Ganz klar sehe ich: Der Staat muss die Religionen und ihre Unterschiede in eine Demokratie einführen und das auch den Asylanten erklären, nämlich zu schwören: Der Rechtsstaat steht über der Religion, sei es das Christentum oder der Islam. Die Religion ist, was an Asylanten befremdet und große Unsicherheit hervorruft. Man hat sozusagen zwei verschiedene Geldstücke, die mit einheitlicher Farbe überstrichen werden. Die Vorbereitung der Asylanten ist schon der Schlüssel zum Vertrauen, und die Verarbeitung ihrer Kriegsgeschichte könnte sie dann sogar zu Anders- und Neudenkern machen, zu Pazifisten gegen die Gesellschaft im Nahen Osten, wo es immer mehr Widerständler geben kann.
Der Schlüssel für freies Denken ist eine Aufklärung wie in den späten Sechzigern. Deutschland hat damit schon Größtes erreicht: dass politisch und gesellschaftlich Unwürdiges mit am besten erkannt wird. Jetzt wurde bei „Was nun, Herr Seehofer?“ festzustellen versucht, dass „begrenzt“ werden müsse, nur so sei „es zu schaffen“. Die Tatsache wird den etablierten Politikern immer fremder, dass Menschenmassen nicht aufzuhalten sind, und sei der Zaun noch so hoch. Das geht nicht, wenn die Zurückgeschickten todgeweiht sind. In Wahrheit geht es wieder ums Abgeben, Bezahlen und Einwandernlassen. Es ist der bürgerliche Hinterkopf, der vornheraus nur sagt, was die Bürgermassen im Trend meinen, aber weiter das alte Vorurteil, die Unkenntnis und Angst hegt, „die“ würden „uns“ zu viel wegnehmen.

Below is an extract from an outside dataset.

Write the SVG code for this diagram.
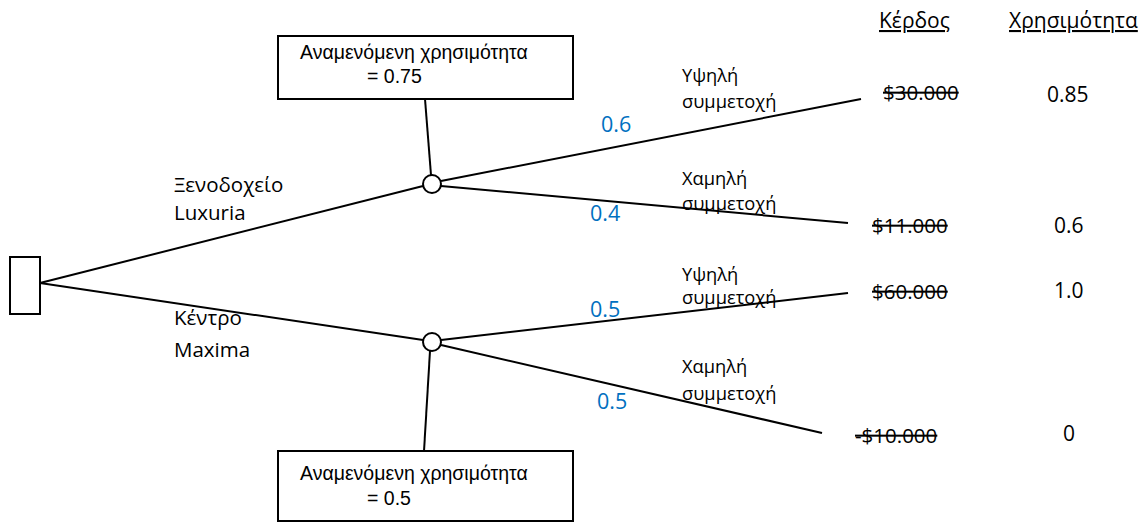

Das ist der Grund, warum auf „Begrenzung“ gekommen wird. Dann sind zum Beispiel eine Million Menschen hier, und der Rest verrottet, was so schnell nicht aufzufallen scheint, oder stirbt schon vorher. Die ganzen Notmenschen in Sicherheit zu bringen, kann nie und nimmer unmöglich sein, bei dem korrupten Reichtum in Europa oder anderswo wie in Saudi-Arabien, wenn wir mal von Reichtum und Weltgerechtigkeit reden wollen. Wenn man Seehofers „Begrenzung“ mit 2,5 Millionen deutschen Flüchtlingen konfrontiert, was würde der Mann wohl sagen: „Wir könnten natürlich zwei Millionen oder fünf oder 20 Millionen Menschen aufnehmen, ganz klar, das ist unbegrenzt möglich, weil Nahrungsmittel so unbegrenzt hier sind, dass schon 20 Millionen Tonnen im Müll landen“.